Just then, one of the most bizarre things since time began happened.  The side door of the soup kitchen opened and a woman walked in; and at that very moment a sudden burst of air sent Bruce flying across the room into the arms of the visitor, shrieking its garbled message in seven eighths time -   "i...I...ruce...a...mung...ike...horseturd!" - three times before falling in a heap at her feet, panting wildly.  

This woman, this visitor horrified by the attempted rape, was none other than Ava, who had just come from the Capitol Rotunda after serving red-white-and-blue oysters Rockefeller to the Congress of the United States of America.  She was taken at once to the hospital to be examined for signs of rape.  Fortunately, the dummy's enormous organ had burst before it could penetrate; so Ava's virtue was assured.

The SWAT team became so incensed by the attack, however, that it mowed down every remaining panhandler in that soup kitchen - that infamous den of subversion and espionage; then it fanned out into the other parts of the city, conducting a systematic search and destroy mission.  It was awarded the Medal of Honor en masse for almost single-handedly saving the country from the homeless: a subsequent CIA white paper report confirmed that, indeed, the homeless had plotted the overthrow of our government by first having their chief cook and bottle washer, Majesca, poison the Congress and then substituting themselves for the people's elected representatives.  Furthermore, Asa's idea vis-à-vis relocating the seat of government was unanimously approved.  A resolution banning all political leaders from residing or working anyplace east of the Mississippi passed both Houses and was signed by the President, to become effective "the very instant funds are allocated."

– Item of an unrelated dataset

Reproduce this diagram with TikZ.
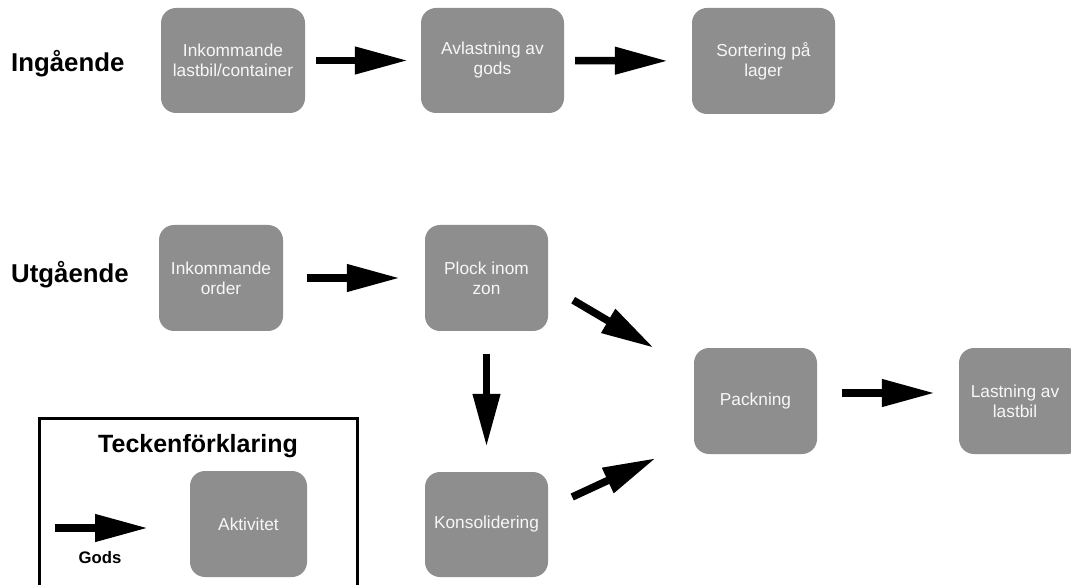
\documentclass[tikz,border=0pt]{standalone}
\usepackage{fontspec}
\setmainfont{Liberation Sans}
\usetikzlibrary{arrows.meta,calc}
\definecolor{boxgray}{HTML}{8E8E8E}
\definecolor{boxtext}{HTML}{F7F7F7}
\tikzset{
  act/.style={fill=boxgray, draw=none, rounded corners=15pt, inner sep=0pt,
    text=boxtext, align=center,
    font=\fontsize{17.3pt}{20pt}\selectfont},
  flow/.style={line width=7.5pt, draw=black,
    -{Triangle[length=53pt,width=26pt]}},
  heading/.style={anchor=base west, inner sep=0pt, font=\fontsize{25.8pt}{28pt}\selectfont\bfseries},
}
\begin{document}
\begin{tikzpicture}[x=1pt,y=-1pt]
\clip (0,0) rectangle (1071,585);
\fill[white] (0,0) rectangle (1071,585);

% headings
\node[heading] (ing) at (11,72) {Ingående};
\node[heading] (utg) at (11,283) {Utgående};

% activities
\node[act, minimum width=144pt, minimum height=105pt] (b1) at (233,60.5) {Inkommande\\lastbil/container};
\node[act, minimum width=143pt, minimum height=105pt] (b2) at (492.5,60.5) {Avlastning av\\gods};
\node[act, minimum width=143pt, minimum height=106pt] (b3) at (763.5,61) {Sortering på\\lager};
\node[act, minimum width=124pt, minimum height=106pt] (b4) at (221,278) {Inkommande\\order};
\node[act, minimum width=123pt, minimum height=106pt] (b5) at (486.5,278) {Plock inom\\zon};
\node[act, minimum width=123pt, minimum height=106pt] (b6) at (755.5,401) {Packning};
\node[act, minimum width=123pt, minimum height=106pt] (b7) at (1020.5,401) {};
\node[act, fill=none] (b7t) at ([xshift=-5.5pt]b7.center) {Lastning av\\lastbil};
\node[act, minimum width=123pt, minimum height=105pt] (b8) at (486.5,524.5) {Konsolidering};

% flows
\draw[flow, shorten <=11pt, shorten >=13pt] (b1.east) -- (b2.west);
\draw[flow, shorten <=11pt, shorten >=24pt] (b2.east) -- (b3.west);
\draw[flow, shorten <=24pt, shorten >=25pt] (b4.east) -- (b5.west);
\draw[flow, shorten <=23pt, shorten >=25pt] (b5.south) -- (b8.north);
\draw[flow] ($(b5.south east)+(25,-31)$) -- ($(b6.north west)+(-40,0)$);
\draw[flow] ($(b8.east)+(24,-27.5)$) -- ($(b6.south west)+(-38,4)$);
\draw[flow, shorten <=25pt, shorten >=24pt] ([yshift=8pt]b6.east) -- ([yshift=8pt]b7.west);

% legend
\draw[line width=3pt] (39,418) coordinate (lgtl) rectangle (357,600) coordinate (lgbr);
\node[anchor=base, inner sep=0pt, font=\fontsize{25pt}{28pt}\selectfont\bfseries] (lgtitle) at (198,452) {Teckenförklaring};
\node[act, minimum width=117pt, minimum height=106pt] (b9) at (248.5,524) {Aktivitet};
\coordinate (lgA) at (55,528);
\coordinate (lgB) at (148,528);
\draw[flow] (lgA) -- (lgB);
\node[anchor=base, inner sep=0pt, font=\fontsize{16.7pt}{20pt}\selectfont\bfseries] (gods) at (100,563) {Gods};
\end{tikzpicture}
\end{document}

It was learned, incidentally, that the rapist dummy Bruce was not actually the ringleader of the terrorist group, as at first suspected, but merely its dupe.  How he got Asa's soiled underpants no one knew, but traces of fecal matter subsequently traced to those pants were found at the site of a recent terrorist bombing in Northwest DC.  It was speculated that Bruce had hidden the bomb in his erect penis and had ejaculated it into the State Department building.

Asa, for his gallantry, heroism and poise in the face of public humiliation, was given his nation's highest conceivable civilian award: his very own security classification, higher than Top Secret.  "For Asa's Eyes Only" - the highest security clearance the CIA had ever bestowed on a private citizen.

The President, upon hearing the good news, calls Asa to congratulate him.  Asa thanks the President, then asks when he can expect the seat of government to be moved.  "And may I recommend Highland Park, Michigan, as the nation's new Capital?" he says.

"That's exactly what I had in mind," the President admits.  "And just as soon as we can allocate the funds, we'll be packed and on our way.  We're a little short right now, Asa, what with the study running thirty million over what we had anticipated.  And of course we don't want to take anything from our military -"

"Indeed not!" Asa agrees.

"By the way," the President adds as an afterthought, "you should see the report that study produced.  Expensive study, yes; but well worth it.  Asa, it's ten beautifully bound pages, covered - are you listening? is Ava on the extension? - covered in the proudest, most wonderful red-white-and-blue stripes and stars you ever laid eyes on!"

"Then it's worth every penny of it, Mr. President.  Every penny of it."